The Millennial Generation and Communal Living

An interesting piece in The New York Times profiles how a certain subset of the millennial generation is choosing to live in a communal apartment. While your credit history doesn’t matter, you have to pass an interview to get accepted to live in one of these places:

[A] few companies are assembling bundles of apartments in New York with plans to fill them with cherry-picked inhabitants. Promising “a modern, urban lifestyle that values openness, collaboration and relationship building,” Common has entered into agreements with developers to renovate properties in Crown Heights and Bedford-Stuyvesant. This fall, it will begin renting 19 rooms at a Crown Heights property.

“We live in a super-disconnected city that has tons and tons of people, but it can feel really lonely here,” said Harrison Iuliano, who until last week worked as the programming director of Pure House, which rents out rooms to about 40 people in nine apartments in various buildings around Williamsburg. “Our goal is to make that a nonissue.”

Russell Jackson relinquished a studio six months ago to live in a six-bedroom Pure House apartment with a rotating cast (he presently has three flat mates). “I’m getting exposure to stuff and things that I would not have had sequestered on the Upper West Side,” said Mr. Jackson, a 52-year-old chef.

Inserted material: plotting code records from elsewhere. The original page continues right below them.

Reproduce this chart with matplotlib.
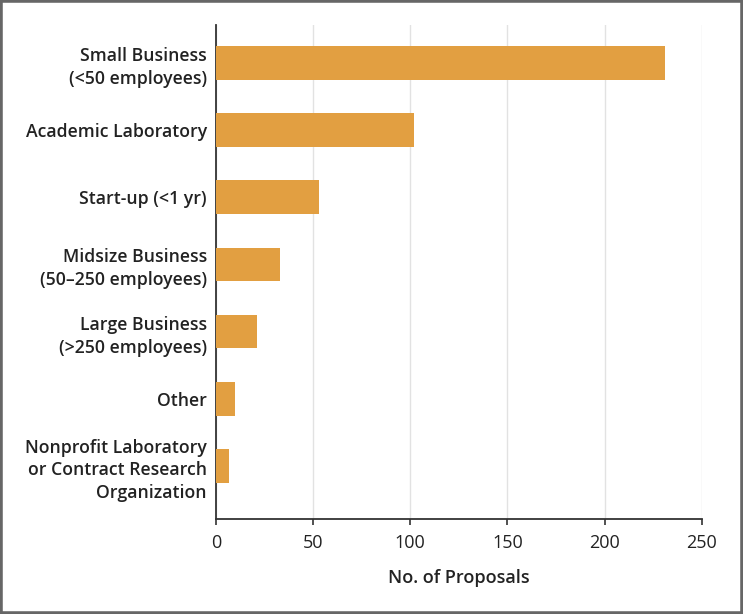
import matplotlib.pyplot as plt
import numpy as np
from matplotlib.patches import Rectangle

categories = [
    "Small Business\n(<50 employees)",
    "Academic Laboratory",
    "Start-up (<1 yr)",
    "Midsize Business\n(50\u2013250 employees)",
    "Large Business\n(>250 employees)",
    "Other",
    "Nonprofit Laboratory\nor Contract Research\nOrganization",
]
proposals = [231, 102, 53, 33, 21, 10, 6.5]
x_ticks = [0, 50, 100, 150, 200, 250]

plt.rcParams['font.family'] = ['Open Sans', 'DejaVu Sans']

fig = plt.figure(figsize=(7.43, 6.14), dpi=100)
ax = fig.add_axes([0.2907, 0.1547, 0.6537, 0.8046])

# outer frame
fig.patches.append(Rectangle((0, 0), 1, 1, transform=fig.transFigure,
                             fill=False, edgecolor="#666666", linewidth=4, zorder=10))

y = np.arange(len(categories))
ax.barh(y, proposals, height=0.5, color="#E29F41", zorder=3)

ax.set_xlim(0, 250)
ax.set_ylim(6.79, -0.565)
ax.set_xticks(x_ticks)
ax.set_yticks(y)
ax.set_yticklabels(categories, fontsize=12.7, fontweight="semibold",
                   color="#222222", linespacing=1.35)
ax.tick_params(axis="y", length=0, pad=6.5)
ax.tick_params(axis="x", length=4, width=1.2, color="#333333", pad=7,
               labelsize=13, labelcolor="#222222")

ax.grid(True, axis="x", color="#e2e2e2", linewidth=1, zorder=0)
for s in ["top", "right"]:
    ax.spines[s].set_visible(False)
for s in ["left", "bottom"]:
    ax.spines[s].set_color("#333333")
    ax.spines[s].set_linewidth(1.3)

ax.set_xlabel("No. of Proposals", fontsize=13, fontweight="semibold",
              color="#222222", labelpad=12)

fig.savefig("out.png", dpi=100)
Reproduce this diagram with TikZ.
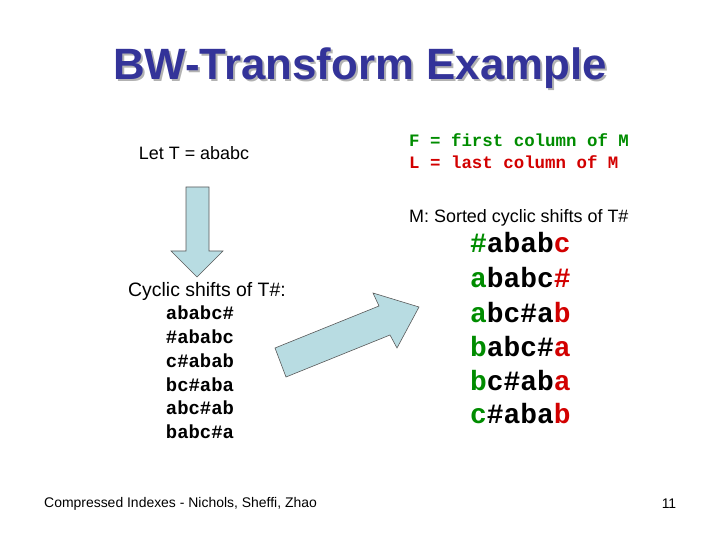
\documentclass[tikz,border=0pt]{standalone}
\usepackage{fontspec}
\setmainfont{Liberation Sans}
\newfontfamily\monof{Liberation Mono}
\definecolor{navy}{RGB}{51,51,153}
\definecolor{gr}{RGB}{0,140,0}
\definecolor{rd}{RGB}{210,0,0}
\definecolor{arrfill}{RGB}{184,220,226}
\begin{document}
\begin{tikzpicture}[x=1bp,y=-1bp,
  sans/.style={font=\fontsize{18}{21}\selectfont,inner sep=0pt},
  big/.style={font=\monof\bfseries\fontsize{28}{30}\selectfont,inner sep=0pt,anchor=west},
  small/.style={font=\monof\bfseries\fontsize{19}{22}\selectfont,inner sep=0pt},
  fl/.style={font=\monof\bfseries\fontsize{17.5}{20}\selectfont,inner sep=0pt,anchor=west},
  arr/.style={fill=arrfill,draw=gray!70!black,line width=0.6pt}]
\useasboundingbox (0,0) rectangle (720,540);
\node[font=\bfseries\fontsize{44}{48}\selectfont,text=gray!60,inner sep=0pt] at (362,70) {BW-Transform Example};
\node[font=\bfseries\fontsize{44}{48}\selectfont,text=navy,inner sep=0pt] (title) at (360,68) {BW-Transform Example};
\node[sans] (let) at (194,153) {Let T = ababc};
\node[fl,text=gr] (F) at (409,140) {F = first column of M};
\node[fl,text=rd] (L) at (409,162) {L = last column of M};
\node[sans,anchor=west] (Mlab) at (409,218) {M: Sorted cyclic shifts of T\#};
\draw[arr] (186,187) -- (209,187) -- (209,251) -- (223,251) -- (197,277) -- (171,251) -- (186,251) -- cycle;
\draw[arr] (275,348) -- (379,306) -- (373,293) -- (419,307) -- (397,348) -- (390,335) -- (286,377) -- cycle;
\node[sans,font=\fontsize{19.5}{22}\selectfont] (cyc) at (207,291) {Cyclic shifts of T\#:};
\foreach \s [count=\i] in {ababc\#,\#ababc,c\#abab,bc\#aba,abc\#ab,babc\#a}
  \node[small] (c\i) at (200,313+23.8*\i-23.8) {\s};
\node[big] (m1) at (470,243) {\textcolor{gr}{\#}abab\textcolor{rd}{c}};
\node[big] (m2) at (470,278) {\textcolor{gr}{a}babc\textcolor{rd}{\#}};
\node[big] (m3) at (470,313) {\textcolor{gr}{a}bc\#a\textcolor{rd}{b}};
\node[big] (m4) at (470,347) {\textcolor{gr}{b}abc\#\textcolor{rd}{a}};
\node[big] (m5) at (470,381) {\textcolor{gr}{b}c\#ab\textcolor{rd}{a}};
\node[big] (m6) at (470,414) {\textcolor{gr}{c}\#aba\textcolor{rd}{b}};
\node[font=\fontsize{14}{16}\selectfont,inner sep=0pt,anchor=west] (foot) at (44,504) {Compressed Indexes - Nichols, Sheffi, Zhao};
\node[font=\fontsize{14}{16}\selectfont,inner sep=0pt] (pg) at (669,504) {11};
\end{tikzpicture}
\end{document}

“Laundry services and cleaners and masseuses — all of that is icing,” he said. The real perks are the people he has met along the way. “How cool is it that I walk in the door and they ask me, ‘How’s your day?’ And I am genuinely interested in hearing from them,” said Mr. Jackson, who considers himself the Den Dad to the other tenants, who generally are two or three decades his junior and stay a month or two at a time.

Mr. Jackson, who has appeared on “Iron Chef America,” also orchestrates Pure House’s food events, including its pop-up dinner parties. At one such party, none of the 30 guests knew one another, but most embraced when the night was over…

I think this kind of thing can take off in large urban center like NYC and San Francisco. I’m less convinced that it could take off in larger, spread out cities like Atlanta.